— START Given data —
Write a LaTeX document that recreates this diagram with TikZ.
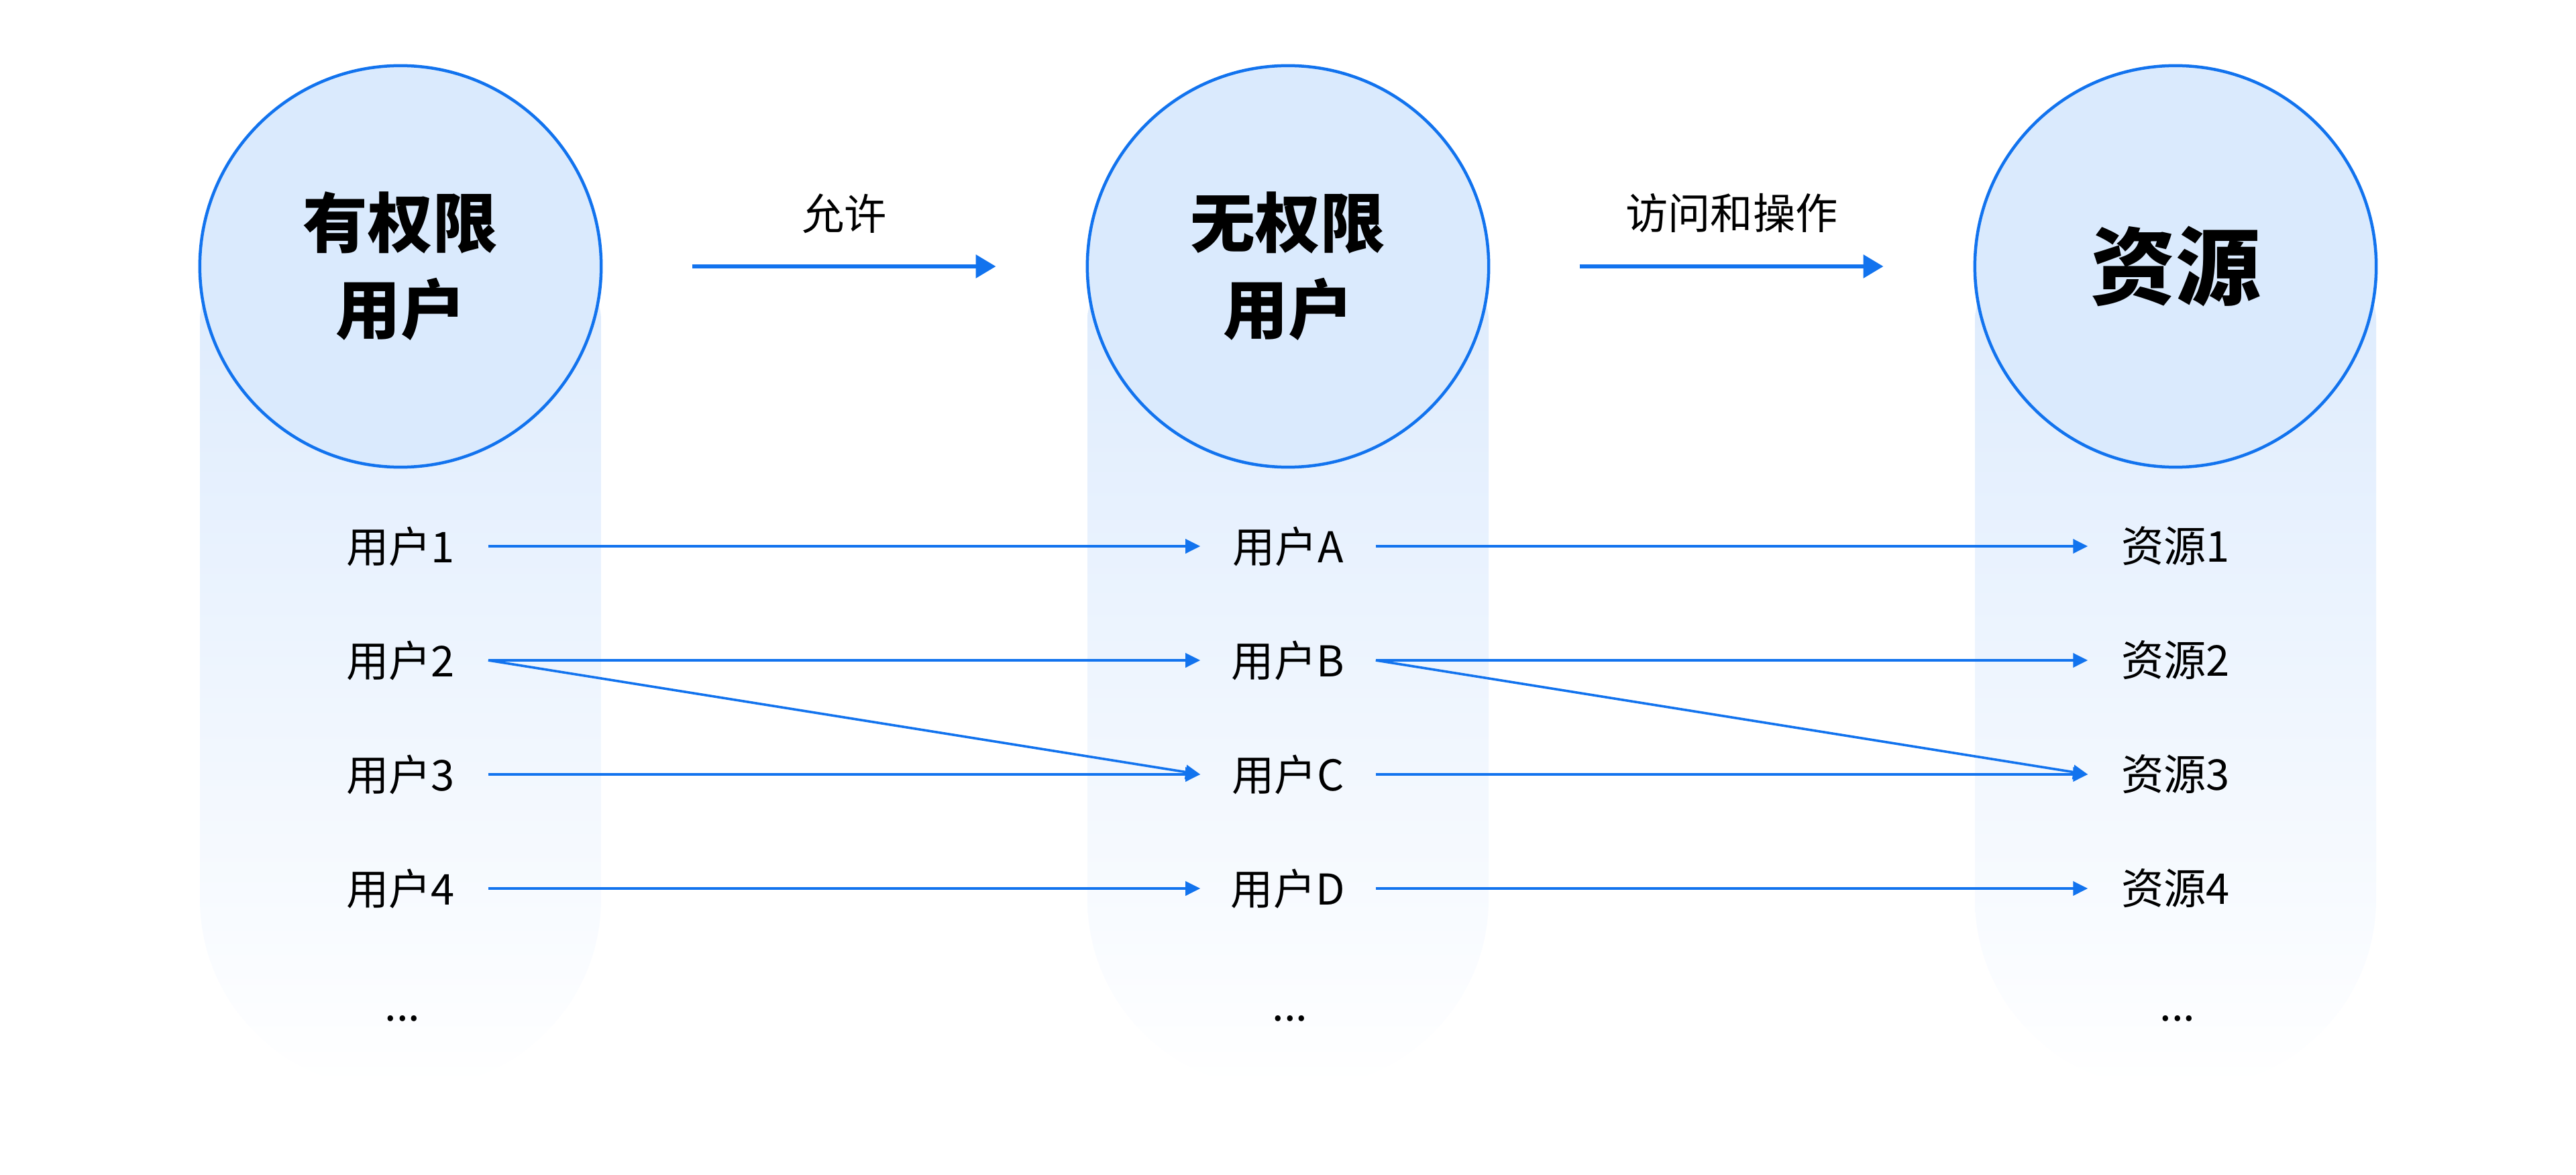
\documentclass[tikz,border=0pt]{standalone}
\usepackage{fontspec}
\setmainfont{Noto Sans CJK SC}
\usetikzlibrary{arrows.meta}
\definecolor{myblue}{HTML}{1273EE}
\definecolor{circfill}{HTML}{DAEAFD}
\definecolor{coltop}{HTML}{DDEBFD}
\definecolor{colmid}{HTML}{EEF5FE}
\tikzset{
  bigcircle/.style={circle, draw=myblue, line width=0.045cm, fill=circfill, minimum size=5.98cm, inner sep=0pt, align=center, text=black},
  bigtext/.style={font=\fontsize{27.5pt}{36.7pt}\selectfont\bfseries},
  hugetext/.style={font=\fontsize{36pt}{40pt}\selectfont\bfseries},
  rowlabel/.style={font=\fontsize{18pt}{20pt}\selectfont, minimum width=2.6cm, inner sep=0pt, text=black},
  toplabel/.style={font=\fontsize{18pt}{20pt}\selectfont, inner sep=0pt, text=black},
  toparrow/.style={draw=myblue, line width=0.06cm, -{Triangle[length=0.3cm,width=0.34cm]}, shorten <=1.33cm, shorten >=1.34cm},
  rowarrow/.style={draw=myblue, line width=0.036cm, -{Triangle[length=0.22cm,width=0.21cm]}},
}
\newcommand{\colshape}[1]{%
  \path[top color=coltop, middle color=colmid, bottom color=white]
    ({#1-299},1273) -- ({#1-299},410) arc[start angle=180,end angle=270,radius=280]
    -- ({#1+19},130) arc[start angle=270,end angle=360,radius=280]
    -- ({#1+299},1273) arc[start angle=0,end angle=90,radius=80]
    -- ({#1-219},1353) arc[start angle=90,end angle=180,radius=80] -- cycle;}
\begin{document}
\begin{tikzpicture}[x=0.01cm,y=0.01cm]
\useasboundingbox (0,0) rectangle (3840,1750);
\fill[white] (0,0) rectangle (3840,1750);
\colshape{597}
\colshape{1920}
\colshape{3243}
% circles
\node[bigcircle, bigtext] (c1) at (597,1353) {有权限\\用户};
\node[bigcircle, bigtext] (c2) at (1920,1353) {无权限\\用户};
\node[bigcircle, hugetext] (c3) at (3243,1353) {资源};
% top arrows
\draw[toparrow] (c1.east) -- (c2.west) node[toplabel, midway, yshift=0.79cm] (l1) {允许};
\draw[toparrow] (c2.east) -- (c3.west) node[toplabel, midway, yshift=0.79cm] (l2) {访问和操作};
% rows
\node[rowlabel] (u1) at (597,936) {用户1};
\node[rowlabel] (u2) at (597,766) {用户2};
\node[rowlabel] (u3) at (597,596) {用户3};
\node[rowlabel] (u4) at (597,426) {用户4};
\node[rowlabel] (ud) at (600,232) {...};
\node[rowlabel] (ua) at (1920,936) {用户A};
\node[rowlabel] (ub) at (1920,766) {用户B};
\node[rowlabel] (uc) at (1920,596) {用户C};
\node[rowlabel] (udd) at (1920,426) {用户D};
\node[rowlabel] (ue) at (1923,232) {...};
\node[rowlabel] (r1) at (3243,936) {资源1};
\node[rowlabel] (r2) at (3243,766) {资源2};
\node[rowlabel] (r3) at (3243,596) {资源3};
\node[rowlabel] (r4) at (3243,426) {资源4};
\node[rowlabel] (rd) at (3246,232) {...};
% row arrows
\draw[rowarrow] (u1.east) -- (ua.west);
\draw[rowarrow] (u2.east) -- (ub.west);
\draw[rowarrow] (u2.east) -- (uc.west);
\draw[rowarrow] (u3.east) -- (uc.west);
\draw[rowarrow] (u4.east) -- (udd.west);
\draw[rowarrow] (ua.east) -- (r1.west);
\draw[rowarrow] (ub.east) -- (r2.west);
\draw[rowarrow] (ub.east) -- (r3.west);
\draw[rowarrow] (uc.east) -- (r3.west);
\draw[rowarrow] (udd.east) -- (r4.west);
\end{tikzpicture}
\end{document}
— END Given data —
Short task -
Return the material exactly as given, apart from the pictures.

Result for this task -
Write a LaTeX document that recreates this diagram with TikZ.
\documentclass[tikz,border=0pt]{standalone}
\usepackage{fontspec}
\setmainfont{Noto Sans CJK SC}
\usetikzlibrary{arrows.meta}
\definecolor{myblue}{HTML}{1273EE}
\definecolor{circfill}{HTML}{DAEAFD}
\definecolor{coltop}{HTML}{DDEBFD}
\definecolor{colmid}{HTML}{EEF5FE}
\tikzset{
  bigcircle/.style={circle, draw=myblue, line width=0.045cm, fill=circfill, minimum size=5.98cm, inner sep=0pt, align=center, text=black},
  bigtext/.style={font=\fontsize{27.5pt}{36.7pt}\selectfont\bfseries},
  hugetext/.style={font=\fontsize{36pt}{40pt}\selectfont\bfseries},
  rowlabel/.style={font=\fontsize{18pt}{20pt}\selectfont, minimum width=2.6cm, inner sep=0pt, text=black},
  toplabel/.style={font=\fontsize{18pt}{20pt}\selectfont, inner sep=0pt, text=black},
  toparrow/.style={draw=myblue, line width=0.06cm, -{Triangle[length=0.3cm,width=0.34cm]}, shorten <=1.33cm, shorten >=1.34cm},
  rowarrow/.style={draw=myblue, line width=0.036cm, -{Triangle[length=0.22cm,width=0.21cm]}},
}
\newcommand{\colshape}[1]{%
  \path[top color=coltop, middle color=colmid, bottom color=white]
    ({#1-299},1273) -- ({#1-299},410) arc[start angle=180,end angle=270,radius=280]
    -- ({#1+19},130) arc[start angle=270,end angle=360,radius=280]
    -- ({#1+299},1273) arc[start angle=0,end angle=90,radius=80]
    -- ({#1-219},1353) arc[start angle=90,end angle=180,radius=80] -- cycle;}
\begin{document}
\begin{tikzpicture}[x=0.01cm,y=0.01cm]
\useasboundingbox (0,0) rectangle (3840,1750);
\fill[white] (0,0) rectangle (3840,1750);
\colshape{597}
\colshape{1920}
\colshape{3243}
% circles
\node[bigcircle, bigtext] (c1) at (597,1353) {有权限\\用户};
\node[bigcircle, bigtext] (c2) at (1920,1353) {无权限\\用户};
\node[bigcircle, hugetext] (c3) at (3243,1353) {资源};
% top arrows
\draw[toparrow] (c1.east) -- (c2.west) node[toplabel, midway, yshift=0.79cm] (l1) {允许};
\draw[toparrow] (c2.east) -- (c3.west) node[toplabel, midway, yshift=0.79cm] (l2) {访问和操作};
% rows
\node[rowlabel] (u1) at (597,936) {用户1};
\node[rowlabel] (u2) at (597,766) {用户2};
\node[rowlabel] (u3) at (597,596) {用户3};
\node[rowlabel] (u4) at (597,426) {用户4};
\node[rowlabel] (ud) at (600,232) {...};
\node[rowlabel] (ua) at (1920,936) {用户A};
\node[rowlabel] (ub) at (1920,766) {用户B};
\node[rowlabel] (uc) at (1920,596) {用户C};
\node[rowlabel] (udd) at (1920,426) {用户D};
\node[rowlabel] (ue) at (1923,232) {...};
\node[rowlabel] (r1) at (3243,936) {资源1};
\node[rowlabel] (r2) at (3243,766) {资源2};
\node[rowlabel] (r3) at (3243,596) {资源3};
\node[rowlabel] (r4) at (3243,426) {资源4};
\node[rowlabel] (rd) at (3246,232) {...};
% row arrows
\draw[rowarrow] (u1.east) -- (ua.west);
\draw[rowarrow] (u2.east) -- (ub.west);
\draw[rowarrow] (u2.east) -- (uc.west);
\draw[rowarrow] (u3.east) -- (uc.west);
\draw[rowarrow] (u4.east) -- (udd.west);
\draw[rowarrow] (ua.east) -- (r1.west);
\draw[rowarrow] (ub.east) -- (r2.west);
\draw[rowarrow] (ub.east) -- (r3.west);
\draw[rowarrow] (uc.east) -- (r3.west);
\draw[rowarrow] (udd.east) -- (r4.west);
\end{tikzpicture}
\end{document}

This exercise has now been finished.